** begin **
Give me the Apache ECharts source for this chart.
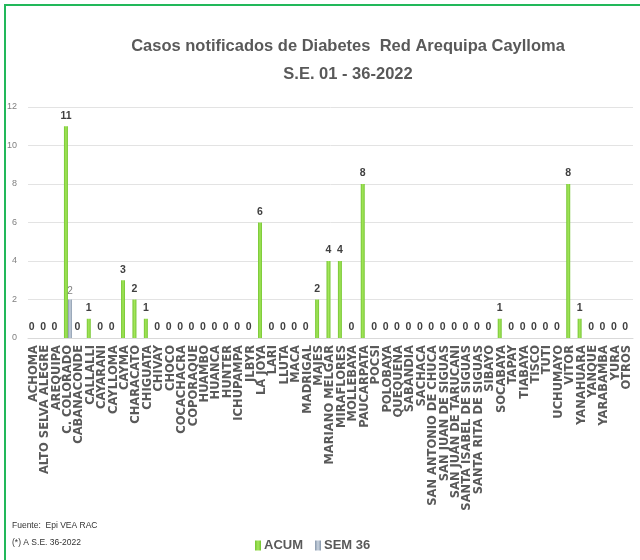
<!DOCTYPE html>
<html>
<head>
<meta charset="utf-8">
<script src="https://cdn.jsdelivr.net/npm/echarts@6/dist/echarts.min.js"></script>
<style>
  html, body { margin: 0; padding: 0; background: #fff; }
  #main { width: 640px; height: 560px; }
</style>
</head>
<body>
<div id="main"></div>
<script>
// 数据
const districts = [
  'ACHOMA', 'ALTO SELVA ALEGRE', 'AREQUIPA', 'C. COLORADO', 'CABANACONDE', 'CALLALLI',
  'CAYARANI', 'CAYLLOMA', 'CAYMA', 'CHARACATO', 'CHIGUATA', 'CHIVAY', 'CHOCO',
  'COCACHACRA', 'COPORAQUE', 'HUAMBO', 'HUANCA', 'HUNTER', 'ICHUPAMPA', 'JLBYR',
  'LA JOYA', 'LARI', 'LLUTA', 'MACA', 'MADRIGAL', 'MAJES', 'MARIANO MELGAR',
  'MIRAFLORES', 'MOLLEBAYA', 'PAUCARPATA', 'POCSI', 'POLOBAYA', 'QUEQUEÑA',
  'SABANDIA', 'SACHACA', 'SAN ANTONIO DE CHUCA', 'SAN JUAN DE SIGUAS',
  'SAN JUAN DE TARUCANI', 'SANTA ISABEL DE SIGUAS', 'SANTA RITA DE SIGUAS',
  'SIBAYO', 'SOCABAYA', 'TAPAY', 'TIABAYA', 'TISCO', 'TUTI', 'UCHUMAYO', 'VITOR',
  'YANAHUARA', 'YANQUE', 'YARABAMBA', 'YURA', 'OTROS'
]
const acum = [
  0, 0, 0, 11, 0, 1,
  0, 0, 3, 2, 1, 0, 0,
  0, 0, 0, 0, 0, 0, 0,
  6, 0, 0, 0, 0, 2, 4,
  4, 0, 8, 0, 0, 0,
  0, 0, 0, 0,
  0, 0, 0,
  0, 1, 0, 0, 0, 0, 0, 8,
  1, 0, 0, 0, 0
]
const sem36 = [
  0, 0, 0, 2, 0, 0,
  0, 0, 0, 0, 0, 0, 0,
  0, 0, 0, 0, 0, 0, 0,
  0, 0, 0, 0, 0, 0, 0,
  0, 0, 0, 0, 0, 0,
  0, 0, 0, 0,
  0, 0, 0,
  0, 0, 0, 0, 0, 0, 0, 0,
  0, 0, 0, 0, 0
]
const yTicks = { min: 0, max: 12, interval: 2 }

const sans = "'Liberation Sans', Arial, sans-serif"

const greenBar = new echarts.graphic.LinearGradient(0, 0, 1, 0, [
  { offset: 0, color: '#74c532' },
  { offset: 0.5, color: '#a4e65a' },
  { offset: 1, color: '#74c532' }
])
const greyBar = new echarts.graphic.LinearGradient(0, 0, 1, 0, [
  { offset: 0, color: '#8797ab' },
  { offset: 0.5, color: '#c9d3df' },
  { offset: 1, color: '#8797ab' }
])

const chart = echarts.init(document.getElementById('main'))

chart.setOption({
  animation: false,
  backgroundColor: '#fff',
  title: {
    text: 'Casos notificados de Diabetes  Red Arequipa Caylloma\nS.E. 01 - 36-2022',
    left: 343,
    top: 27,
    textAlign: 'center',
    textStyle: {
      fontFamily: sans,
      fontSize: 16.5,
      fontWeight: 'bold',
      color: '#595959',
      lineHeight: 28
    }
  },
  legend: {
    left: 250,
    top: 534,
    icon: 'rect',
    itemWidth: 6,
    itemHeight: 10,
    itemGap: 12,
    textStyle: { fontFamily: sans, fontSize: 13, fontWeight: 'bold', color: '#595959', padding: [0, 0, 0, -2] },
    data: ['ACUM', 'SEM 36']
  },
  graphic: [
    // marco verde
    {
      type: 'polyline',
      shape: { points: [[5, 560], [5, 5], [640, 5]] },
      style: { stroke: '#22b85a', lineWidth: 2, fill: null }
    },
    {
      type: 'text', left: 12, top: 521,
      style: { text: 'Fuente:  Epi VEA RAC', fontFamily: sans, fontSize: 8.5, fill: '#333' }
    },
    {
      type: 'text', left: 12, top: 538,
      style: { text: '(*) A S.E. 36-2022', fontFamily: sans, fontSize: 8.5, fill: '#333' }
    }
  ],
  grid: { left: 28, right: 7, top: 107, bottom: 222 },
  xAxis: {
    type: 'category',
    data: districts,
    axisTick: { show: false },
    axisLine: { lineStyle: { color: '#d9d9d9' } },
    axisLabel: {
      interval: 0,
      rotate: 90,
      margin: 7,
      fontFamily: 'DejaVu Sans',
      fontWeight: 'bold',
      fontSize: 11.5,
      color: '#595959'
    }
  },
  yAxis: {
    type: 'value',
    min: yTicks.min,
    max: yTicks.max,
    interval: yTicks.interval,
    axisLine: { show: false },
    axisTick: { show: false },
    axisLabel: { fontFamily: sans, fontSize: 9, color: '#808080', margin: 11 },
    splitLine: { lineStyle: { color: '#e3e3e3' } }
  },
  series: [
    {
      name: 'ACUM',
      type: 'bar',
      data: acum,
      barWidth: 4,
      barGap: '0%',
      itemStyle: { color: greenBar },
      label: {
        show: true,
        position: 'top',
        distance: 5,
        fontFamily: sans,
        fontSize: 10.5,
        fontWeight: 'bold',
        color: '#404040'
      }
    },
    {
      name: 'SEM 36',
      type: 'bar',
      data: sem36,
      barWidth: 4,
      itemStyle: { color: greyBar },
      label: {
        show: true,
        position: 'top',
        distance: 3,
        fontFamily: sans,
        fontSize: 10,
        color: '#808080',
        formatter: p => (p.value ? p.value : '')
      }
    }
  ]
})
</script>
</body>
</html>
** end **
» **TASK DIRECTIONS**
Give every line back word for word and leave the pictures out.

» **TASK RESULT**
Give me the Apache ECharts source for this chart.
<!DOCTYPE html>
<html>
<head>
<meta charset="utf-8">
<script src="https://cdn.jsdelivr.net/npm/echarts@6/dist/echarts.min.js"></script>
<style>
  html, body { margin: 0; padding: 0; background: #fff; }
  #main { width: 640px; height: 560px; }
</style>
</head>
<body>
<div id="main"></div>
<script>
// 数据
const districts = [
  'ACHOMA', 'ALTO SELVA ALEGRE', 'AREQUIPA', 'C. COLORADO', 'CABANACONDE', 'CALLALLI',
  'CAYARANI', 'CAYLLOMA', 'CAYMA', 'CHARACATO', 'CHIGUATA', 'CHIVAY', 'CHOCO',
  'COCACHACRA', 'COPORAQUE', 'HUAMBO', 'HUANCA', 'HUNTER', 'ICHUPAMPA', 'JLBYR',
  'LA JOYA', 'LARI', 'LLUTA', 'MACA', 'MADRIGAL', 'MAJES', 'MARIANO MELGAR',
  'MIRAFLORES', 'MOLLEBAYA', 'PAUCARPATA', 'POCSI', 'POLOBAYA', 'QUEQUEÑA',
  'SABANDIA', 'SACHACA', 'SAN ANTONIO DE CHUCA', 'SAN JUAN DE SIGUAS',
  'SAN JUAN DE TARUCANI', 'SANTA ISABEL DE SIGUAS', 'SANTA RITA DE SIGUAS',
  'SIBAYO', 'SOCABAYA', 'TAPAY', 'TIABAYA', 'TISCO', 'TUTI', 'UCHUMAYO', 'VITOR',
  'YANAHUARA', 'YANQUE', 'YARABAMBA', 'YURA', 'OTROS'
]
const acum = [
  0, 0, 0, 11, 0, 1,
  0, 0, 3, 2, 1, 0, 0,
  0, 0, 0, 0, 0, 0, 0,
  6, 0, 0, 0, 0, 2, 4,
  4, 0, 8, 0, 0, 0,
  0, 0, 0, 0,
  0, 0, 0,
  0, 1, 0, 0, 0, 0, 0, 8,
  1, 0, 0, 0, 0
]
const sem36 = [
  0, 0, 0, 2, 0, 0,
  0, 0, 0, 0, 0, 0, 0,
  0, 0, 0, 0, 0, 0, 0,
  0, 0, 0, 0, 0, 0, 0,
  0, 0, 0, 0, 0, 0,
  0, 0, 0, 0,
  0, 0, 0,
  0, 0, 0, 0, 0, 0, 0, 0,
  0, 0, 0, 0, 0
]
const yTicks = { min: 0, max: 12, interval: 2 }

const sans = "'Liberation Sans', Arial, sans-serif"

const greenBar = new echarts.graphic.LinearGradient(0, 0, 1, 0, [
  { offset: 0, color: '#74c532' },
  { offset: 0.5, color: '#a4e65a' },
  { offset: 1, color: '#74c532' }
])
const greyBar = new echarts.graphic.LinearGradient(0, 0, 1, 0, [
  { offset: 0, color: '#8797ab' },
  { offset: 0.5, color: '#c9d3df' },
  { offset: 1, color: '#8797ab' }
])

const chart = echarts.init(document.getElementById('main'))

chart.setOption({
  animation: false,
  backgroundColor: '#fff',
  title: {
    text: 'Casos notificados de Diabetes  Red Arequipa Caylloma\nS.E. 01 - 36-2022',
    left: 343,
    top: 27,
    textAlign: 'center',
    textStyle: {
      fontFamily: sans,
      fontSize: 16.5,
      fontWeight: 'bold',
      color: '#595959',
      lineHeight: 28
    }
  },
  legend: {
    left: 250,
    top: 534,
    icon: 'rect',
    itemWidth: 6,
    itemHeight: 10,
    itemGap: 12,
    textStyle: { fontFamily: sans, fontSize: 13, fontWeight: 'bold', color: '#595959', padding: [0, 0, 0, -2] },
    data: ['ACUM', 'SEM 36']
  },
  graphic: [
    // marco verde
    {
      type: 'polyline',
      shape: { points: [[5, 560], [5, 5], [640, 5]] },
      style: { stroke: '#22b85a', lineWidth: 2, fill: null }
    },
    {
      type: 'text', left: 12, top: 521,
      style: { text: 'Fuente:  Epi VEA RAC', fontFamily: sans, fontSize: 8.5, fill: '#333' }
    },
    {
      type: 'text', left: 12, top: 538,
      style: { text: '(*) A S.E. 36-2022', fontFamily: sans, fontSize: 8.5, fill: '#333' }
    }
  ],
  grid: { left: 28, right: 7, top: 107, bottom: 222 },
  xAxis: {
    type: 'category',
    data: districts,
    axisTick: { show: false },
    axisLine: { lineStyle: { color: '#d9d9d9' } },
    axisLabel: {
      interval: 0,
      rotate: 90,
      margin: 7,
      fontFamily: 'DejaVu Sans',
      fontWeight: 'bold',
      fontSize: 11.5,
      color: '#595959'
    }
  },
  yAxis: {
    type: 'value',
    min: yTicks.min,
    max: yTicks.max,
    interval: yTicks.interval,
    axisLine: { show: false },
    axisTick: { show: false },
    axisLabel: { fontFamily: sans, fontSize: 9, color: '#808080', margin: 11 },
    splitLine: { lineStyle: { color: '#e3e3e3' } }
  },
  series: [
    {
      name: 'ACUM',
      type: 'bar',
      data: acum,
      barWidth: 4,
      barGap: '0%',
      itemStyle: { color: greenBar },
      label: {
        show: true,
        position: 'top',
        distance: 5,
        fontFamily: sans,
        fontSize: 10.5,
        fontWeight: 'bold',
        color: '#404040'
      }
    },
    {
      name: 'SEM 36',
      type: 'bar',
      data: sem36,
      barWidth: 4,
      itemStyle: { color: greyBar },
      label: {
        show: true,
        position: 'top',
        distance: 3,
        fontFamily: sans,
        fontSize: 10,
        color: '#808080',
        formatter: p => (p.value ? p.value : '')
      }
    }
  ]
})
</script>
</body>
</html>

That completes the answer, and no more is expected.